> Written task:
Retype the opening lines of the data exactly, stopping after the line that contains "from matplotlib.patches import Patch". Skip every picture.

> Data items:
* * * * *
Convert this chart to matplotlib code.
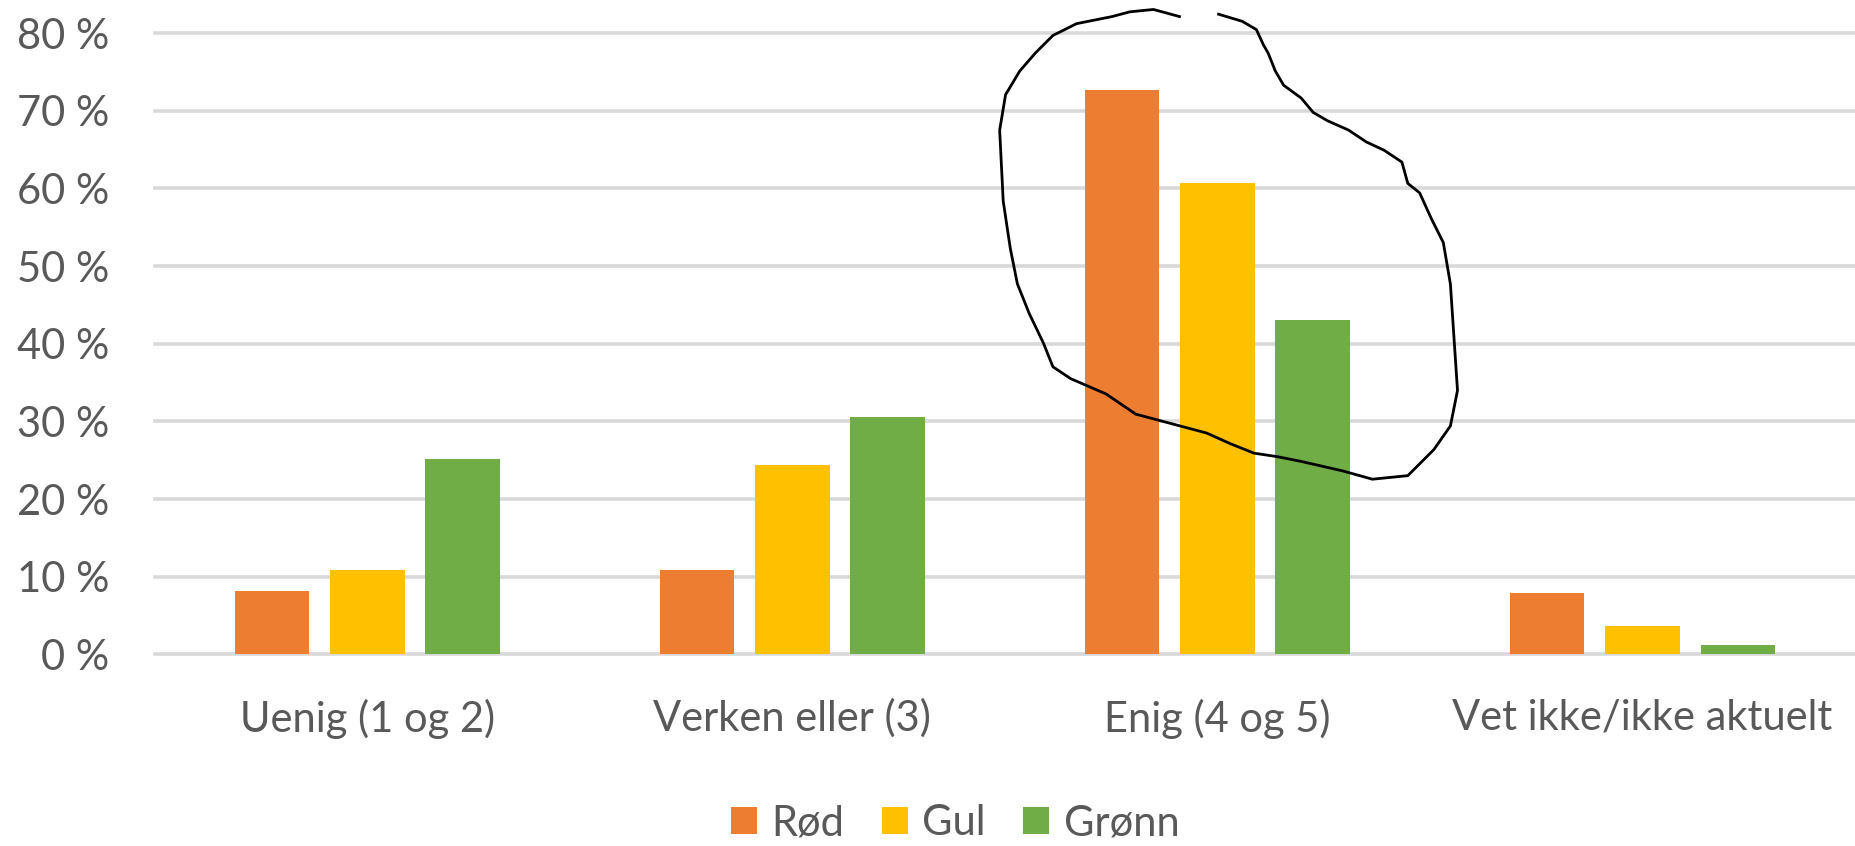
import matplotlib
matplotlib.use("Agg")
import matplotlib.pyplot as plt
import numpy as np
from matplotlib.patches import Patch

categories = ["Uenig (1 og 2)", "Verken eller (3)", "Enig (4 og 5)", "Vet ikke/ikke aktuelt"]
series_names = ["Rød", "Gul", "Grønn"]
rod = [8.2, 10.8, 72.7, 7.9]
gul = [10.8, 24.4, 60.7, 3.7]
gronn = [25.2, 30.5, 43.1, 1.2]
colors = ["#ED7D31", "#FFC000", "#70AD47"]
yticks = [0, 10, 20, 30, 40, 50, 60, 70, 80]
ytick_labels = [f"{v} %" for v in yticks]

# freehand annotation loop (figure pixel coords of a 1568x715 view)
loop_px = [(1030, 12), (1050, 18), (1062, 25), (1068, 38), (1072, 45), (1078, 60), (1085, 72),
           (1100, 83), (1110, 95), (1122, 102), (1140, 110), (1155, 120), (1170, 127), (1185, 137),
           (1190, 155), (1200, 163), (1210, 185), (1220, 205), (1226, 240), (1232, 330), (1226, 360),
           (1212, 380), (1202, 390), (1190, 402), (1160, 405), (1135, 398), (1100, 390), (1080, 386),
           (1060, 383), (1040, 375), (1020, 366), (990, 358), (960, 350), (935, 333), (905, 320),
           (890, 310), (882, 290), (870, 265), (860, 240), (854, 210), (848, 170), (845, 110),
           (850, 80), (862, 60), (875, 45), (890, 30), (910, 20), (940, 14), (955, 10), (975, 8),
           (997, 14)]

plt.rcParams['font.family'] = ['Lato', 'DejaVu Sans']
text_color = "#595959"
fs = 30

fig = plt.figure(figsize=(18.55, 8.46), dpi=100)
ax = fig.add_axes([0.0835, 0.2266, 0.9165, 0.7342])

x = np.arange(len(categories))
step = 0.224
width = 0.175
for i, (vals, c) in enumerate(zip([rod, gul, gronn], colors)):
    ax.bar(x + (i - 1) * step, vals, width=width, color=c, zorder=3, label=series_names[i])

ax.set_xlim(-0.5, 3.5)
ax.set_ylim(0, 80)
ax.set_yticks(yticks)
ax.set_yticklabels(ytick_labels)
ax.set_xticks(x)
ax.set_xticklabels(categories)
ax.grid(axis='y', color="#d9d9d9", linewidth=2.6, zorder=0)
for line in ax.get_ygridlines():
    line.set_clip_on(False)
for s in ax.spines.values():
    s.set_visible(False)
ax.tick_params(axis='y', length=0, pad=33, labelsize=fs, labelcolor=text_color)
ax.tick_params(axis='x', length=0, pad=32, labelsize=fs, labelcolor=text_color)

handles = [Patch(facecolor=c, label=n) for c, n in zip(colors, series_names)]
fig.legend(handles=handles, loc='center', bbox_to_anchor=(0.515, 0.027), ncol=3, frameon=False,
           fontsize=fs, labelcolor=text_color, handlelength=0.62, handleheight=0.62,
           handletextpad=0.35, columnspacing=0.9, borderpad=0)

lx = [p[0] / 1568 for p in loop_px]
ly = [1 - p[1] / 715 for p in loop_px]
fig.add_artist(plt.Line2D(lx, ly, transform=fig.transFigure, color="black", linewidth=2.0))

fig.savefig("out.png", dpi=100)
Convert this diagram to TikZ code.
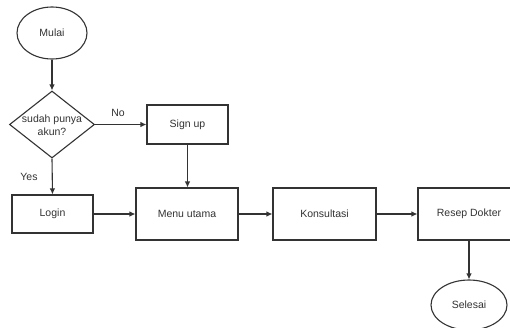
\documentclass[tikz,border=0pt]{standalone}
\usepackage{fontspec}
\setmainfont{Liberation Sans}
\usetikzlibrary{shapes.geometric,arrows.meta}
\definecolor{ink}{HTML}{333333}
\begin{document}
\begin{tikzpicture}[x=1pt,y=-1pt,
  every node/.style={font=\fontsize{10.5}{13.5}\selectfont, text=ink},
  proc/.style={draw=ink, line width=1.1pt, rectangle, inner sep=0pt},
  term/.style={draw=ink, line width=1.1pt, ellipse, inner sep=0pt},
  decide/.style={draw=ink, line width=1.1pt, diamond, inner sep=0pt, align=center},
  flow/.style={draw=ink, line width=1.1pt, -{Latex[length=6pt,width=5.5pt]}},
  lbl/.style={inner sep=0pt}]
  \useasboundingbox (0,0) rectangle (510,327);
  \clip (0,0) rectangle (510,327);
  \fill[white] (0,0) rectangle (510,327);

  % terminals
  \node[term, minimum width=70, minimum height=52] (mulai) at (52,33) {Mulai};
  \node[term, minimum width=76, minimum height=50] (selesai) at (469,305) {Selesai};

  % decision
  \node[decide, minimum width=85, minimum height=67] (akun) at (52,124.5) {};
  \node[align=center, inner sep=0pt] (akuntxt) at (52,125) {sudah punya\\akun?};

  % process boxes
  \node[proc, minimum width=81, minimum height=39] (signup) at (187.5,124.5) {Sign up};
  \node[proc, minimum width=81, minimum height=38] (login) at (52.5,214) {Login};
  \node[proc, minimum width=102, minimum height=52] (menu) at (187,214) {Menu utama};
  \node[proc, minimum width=103, minimum height=52] (konsul) at (324.5,214) {Konsultasi};
  \node[proc, minimum width=102, minimum height=52] (resep) at (469,214) {Resep Dokter};

  % connectors
  \draw[flow] (mulai) -- (akun);
  \draw[flow] (akun.east) -- (signup.west);
  \draw[flow] (akun.south) -- (login.north);
  \draw[flow] (signup.south) -- (signup.south |- menu.north);
  \draw[flow] (login) -- (menu);
  \draw[flow] (menu) -- (konsul);
  \draw[flow] (konsul) -- (resep);
  \draw[flow] (resep) -- (selesai);

  % branch labels
  \node[lbl] (no) at (118,113) {No};
  \node[lbl] (yes) at (29,177) {Yes};
\end{tikzpicture}
\end{document}
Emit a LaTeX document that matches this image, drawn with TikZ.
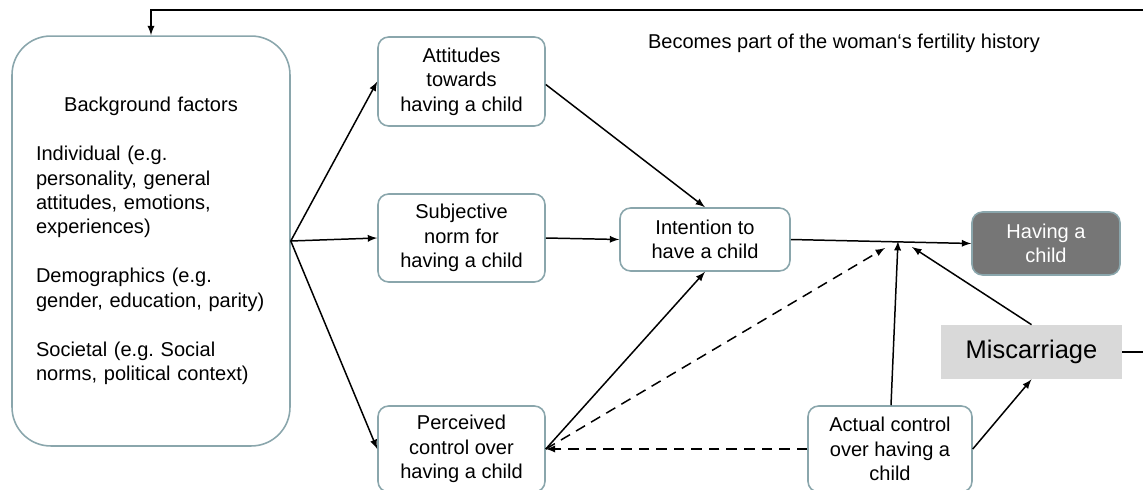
* * * * *
> The answer:
Convert this chart to matplotlib code.
import matplotlib
matplotlib.use("Agg")
import matplotlib.pyplot as plt
import numpy as np
from matplotlib.patches import Patch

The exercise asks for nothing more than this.